Valhalla Rising **
Directed by: Nicolas Winding Refn.
Written By: Roy Jacobsen & Nicolas Winding Refn.
Starring: Mads Mikkelsen (One Eye), Maarten Stevenson (Are), Gordon Brown (Hagen), Andrew Flanagan (Gudmond), Gary Lewis (Kare), Gary McCormack (Hauk), Alexander Morton (Barde), Jamie Sives (Gorm).
In the opening scenes of Valhalla Rising, I really thought that director Nicolas Winding Refn was going to make a great movie. The opening act is violent and brutal as we see the mute; appropriately named One Eye (Mads Mikkelsen) chained to a pole, and forced to fight one person after another by his cruel overlords.
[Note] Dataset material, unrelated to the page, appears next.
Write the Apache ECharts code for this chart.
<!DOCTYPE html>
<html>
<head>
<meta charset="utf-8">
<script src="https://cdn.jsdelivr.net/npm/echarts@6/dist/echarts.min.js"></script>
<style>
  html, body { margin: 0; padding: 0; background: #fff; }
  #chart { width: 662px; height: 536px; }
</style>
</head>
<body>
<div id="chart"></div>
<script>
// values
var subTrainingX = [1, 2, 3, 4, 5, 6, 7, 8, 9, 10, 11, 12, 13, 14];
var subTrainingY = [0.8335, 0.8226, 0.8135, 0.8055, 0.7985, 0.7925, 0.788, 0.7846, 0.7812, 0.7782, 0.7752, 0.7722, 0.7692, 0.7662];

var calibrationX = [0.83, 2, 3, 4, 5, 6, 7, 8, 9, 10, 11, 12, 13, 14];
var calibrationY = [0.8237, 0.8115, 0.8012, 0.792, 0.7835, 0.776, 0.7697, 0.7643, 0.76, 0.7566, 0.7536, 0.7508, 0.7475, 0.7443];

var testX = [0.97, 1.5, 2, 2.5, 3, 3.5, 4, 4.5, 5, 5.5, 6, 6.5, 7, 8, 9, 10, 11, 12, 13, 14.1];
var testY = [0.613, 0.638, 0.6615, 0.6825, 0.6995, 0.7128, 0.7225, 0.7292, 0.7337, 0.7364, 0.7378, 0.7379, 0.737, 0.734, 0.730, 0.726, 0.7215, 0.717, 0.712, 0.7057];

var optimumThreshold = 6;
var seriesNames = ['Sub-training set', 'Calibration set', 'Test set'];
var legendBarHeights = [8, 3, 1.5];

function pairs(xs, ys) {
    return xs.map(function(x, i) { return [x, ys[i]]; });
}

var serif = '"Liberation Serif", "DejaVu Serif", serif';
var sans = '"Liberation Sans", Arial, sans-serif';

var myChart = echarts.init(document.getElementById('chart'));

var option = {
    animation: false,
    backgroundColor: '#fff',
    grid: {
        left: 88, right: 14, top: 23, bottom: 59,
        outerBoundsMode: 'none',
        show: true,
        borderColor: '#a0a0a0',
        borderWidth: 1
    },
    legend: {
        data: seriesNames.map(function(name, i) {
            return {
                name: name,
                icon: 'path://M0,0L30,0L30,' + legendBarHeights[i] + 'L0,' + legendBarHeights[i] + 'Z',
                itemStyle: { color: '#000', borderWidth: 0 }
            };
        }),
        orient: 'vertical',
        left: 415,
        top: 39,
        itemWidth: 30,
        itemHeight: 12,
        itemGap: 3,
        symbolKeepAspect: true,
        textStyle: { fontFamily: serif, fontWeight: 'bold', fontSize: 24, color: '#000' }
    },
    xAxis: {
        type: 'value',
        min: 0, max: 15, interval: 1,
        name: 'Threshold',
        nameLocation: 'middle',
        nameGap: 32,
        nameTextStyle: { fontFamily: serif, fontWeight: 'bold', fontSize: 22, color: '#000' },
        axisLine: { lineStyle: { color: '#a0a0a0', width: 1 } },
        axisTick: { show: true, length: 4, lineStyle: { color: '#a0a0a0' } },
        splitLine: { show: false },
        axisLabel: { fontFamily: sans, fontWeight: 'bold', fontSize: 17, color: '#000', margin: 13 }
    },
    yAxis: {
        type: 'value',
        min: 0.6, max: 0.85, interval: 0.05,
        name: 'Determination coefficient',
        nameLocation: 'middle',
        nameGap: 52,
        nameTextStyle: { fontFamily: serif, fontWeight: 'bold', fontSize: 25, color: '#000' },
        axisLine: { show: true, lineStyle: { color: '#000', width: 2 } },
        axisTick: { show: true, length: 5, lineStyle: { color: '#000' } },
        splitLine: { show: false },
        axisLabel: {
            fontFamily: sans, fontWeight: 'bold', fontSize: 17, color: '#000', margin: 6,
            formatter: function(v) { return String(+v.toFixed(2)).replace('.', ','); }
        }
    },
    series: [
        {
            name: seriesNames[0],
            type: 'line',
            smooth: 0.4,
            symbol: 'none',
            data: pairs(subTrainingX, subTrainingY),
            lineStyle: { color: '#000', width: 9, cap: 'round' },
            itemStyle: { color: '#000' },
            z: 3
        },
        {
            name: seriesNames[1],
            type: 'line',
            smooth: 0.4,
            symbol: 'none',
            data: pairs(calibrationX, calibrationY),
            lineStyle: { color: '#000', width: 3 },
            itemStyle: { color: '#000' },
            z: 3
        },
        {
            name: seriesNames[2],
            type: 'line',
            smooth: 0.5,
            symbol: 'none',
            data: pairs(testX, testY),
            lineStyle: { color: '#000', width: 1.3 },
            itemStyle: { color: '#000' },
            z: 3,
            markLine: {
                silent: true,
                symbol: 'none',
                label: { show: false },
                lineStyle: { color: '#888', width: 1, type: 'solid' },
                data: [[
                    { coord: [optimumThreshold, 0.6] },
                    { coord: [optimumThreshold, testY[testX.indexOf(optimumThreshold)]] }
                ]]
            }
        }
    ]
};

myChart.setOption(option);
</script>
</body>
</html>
These scenes are bloody as hell – and what’s more unlike most violence in the movies, it really seems to hurt. The blood, mud, gore and bone cracking hit hard, and you think you may be watching a new classic of the genre – in this case some sort of Medieval, Viking action film. Unfortunately, the film really does go downhill from there. The violence of the opening scenes will come back – again and again – throughout the movie but it gradually becomes clear that Refn doesn’t really have anything to say about any of what he is showing us. There are hints at buried themes about religious intolerance, but Refn seems more interesting in his visual tricks than anything else. I think he even does Zack Snyder (300, Watchmen) one better, as it seems like the entire third act is shot in super slow motion. What starts out fascinating and thrilling, quickly becomes rather dull, repetitive and boring.
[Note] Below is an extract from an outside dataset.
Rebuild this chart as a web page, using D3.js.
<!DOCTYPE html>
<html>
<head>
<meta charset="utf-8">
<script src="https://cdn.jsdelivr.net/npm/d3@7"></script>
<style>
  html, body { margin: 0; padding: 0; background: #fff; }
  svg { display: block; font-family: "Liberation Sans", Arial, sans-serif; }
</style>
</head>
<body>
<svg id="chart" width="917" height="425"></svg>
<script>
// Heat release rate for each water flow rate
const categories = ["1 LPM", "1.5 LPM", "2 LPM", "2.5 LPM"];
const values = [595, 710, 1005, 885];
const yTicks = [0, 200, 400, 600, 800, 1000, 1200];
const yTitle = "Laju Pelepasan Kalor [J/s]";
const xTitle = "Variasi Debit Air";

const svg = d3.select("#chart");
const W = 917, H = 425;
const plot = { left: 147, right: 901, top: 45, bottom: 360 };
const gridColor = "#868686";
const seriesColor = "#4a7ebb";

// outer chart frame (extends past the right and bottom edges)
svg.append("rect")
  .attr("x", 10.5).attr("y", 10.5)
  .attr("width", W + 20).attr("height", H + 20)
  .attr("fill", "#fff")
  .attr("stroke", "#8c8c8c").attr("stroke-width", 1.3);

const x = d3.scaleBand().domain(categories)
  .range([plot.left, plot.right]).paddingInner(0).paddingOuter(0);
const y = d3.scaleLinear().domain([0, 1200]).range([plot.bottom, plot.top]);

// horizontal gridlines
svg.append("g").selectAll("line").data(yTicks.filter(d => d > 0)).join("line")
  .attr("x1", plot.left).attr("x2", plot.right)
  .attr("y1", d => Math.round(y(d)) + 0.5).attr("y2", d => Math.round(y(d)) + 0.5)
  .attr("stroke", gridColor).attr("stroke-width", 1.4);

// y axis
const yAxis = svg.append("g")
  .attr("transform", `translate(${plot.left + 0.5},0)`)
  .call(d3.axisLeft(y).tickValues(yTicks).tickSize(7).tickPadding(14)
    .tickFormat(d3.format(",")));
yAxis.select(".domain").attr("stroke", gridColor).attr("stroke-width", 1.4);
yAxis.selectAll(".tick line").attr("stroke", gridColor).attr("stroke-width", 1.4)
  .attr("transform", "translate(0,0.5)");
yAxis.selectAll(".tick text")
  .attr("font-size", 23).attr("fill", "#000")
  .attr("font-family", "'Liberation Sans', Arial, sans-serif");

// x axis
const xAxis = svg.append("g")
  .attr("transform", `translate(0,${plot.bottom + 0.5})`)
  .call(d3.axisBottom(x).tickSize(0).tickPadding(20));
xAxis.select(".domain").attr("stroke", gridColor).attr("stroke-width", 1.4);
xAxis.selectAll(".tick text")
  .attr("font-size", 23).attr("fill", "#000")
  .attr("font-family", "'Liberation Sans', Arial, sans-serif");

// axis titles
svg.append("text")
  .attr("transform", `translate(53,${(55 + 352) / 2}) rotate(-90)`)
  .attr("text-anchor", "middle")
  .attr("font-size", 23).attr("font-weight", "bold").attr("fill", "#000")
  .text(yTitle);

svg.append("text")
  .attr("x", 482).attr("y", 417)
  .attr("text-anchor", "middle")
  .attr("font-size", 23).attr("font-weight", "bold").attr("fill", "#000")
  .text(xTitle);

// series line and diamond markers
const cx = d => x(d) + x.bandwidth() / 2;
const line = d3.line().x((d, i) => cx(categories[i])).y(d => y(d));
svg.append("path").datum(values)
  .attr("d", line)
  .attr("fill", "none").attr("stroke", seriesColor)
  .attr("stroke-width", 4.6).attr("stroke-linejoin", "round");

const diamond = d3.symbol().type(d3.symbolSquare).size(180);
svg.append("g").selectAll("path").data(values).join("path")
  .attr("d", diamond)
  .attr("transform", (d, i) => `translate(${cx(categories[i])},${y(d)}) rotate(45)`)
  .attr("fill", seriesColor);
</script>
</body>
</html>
While the silent hero recalls Clint Eastwood’s Man with No Name in the Sergio Leone spaghetti Westerns (and Mikkelsen certainly tries to be Eastwood, but no one is Eastwood other than Eastwood), and there are times when the sweeping landscape vistas call to mind Terence Malick, Refn’s biggest influence here is certainly Werner Herzog – that mad German visionary who films border on insanity at times. This is particularly true after the pagan One Eye falls in with a band of Christian Vikings on their way to the Holy Land, who (in the films most prolonged and boring sequence) get lost and end up in the New World. Here, the armor clad warriors head out in the wilderness of North America, and get slaughtered. Yes, it seems that Refn wanted to remake Aguirre, the Wrath of God in North America.
But after a while, Valhalla Rising turns into a game of “spot the influences” more than a film unto itself. One Eye is an uninteresting character, not because he doesn’t speak (although that doesn’t help), but because he remains a complete blank – we never even figure out why he gets those blood red premonitions of the future – they’re just there.
As a director, Refn shows a definite talent – that I cannot deny. There are images in this movie as haunting as anything I have seen this year. And yet, I do think he really needs to learn that sometimes less is more – if you play an entire movie like this ramped up to 11, it becomes tedious, not daring. His last film, Bronson, suffered in similar ways – but because it’s main character was so damn interesting, and played brilliantly by Tom Hardy in the role that probably got him noticed by Christopher Nolan, I forgave that film its shortcoming. Here however, I cannot. Valhalla Rising has some interesting things going on in it, and Refn is definitely a talented director to keep your eye on – but the film adds up to absolutely nothing.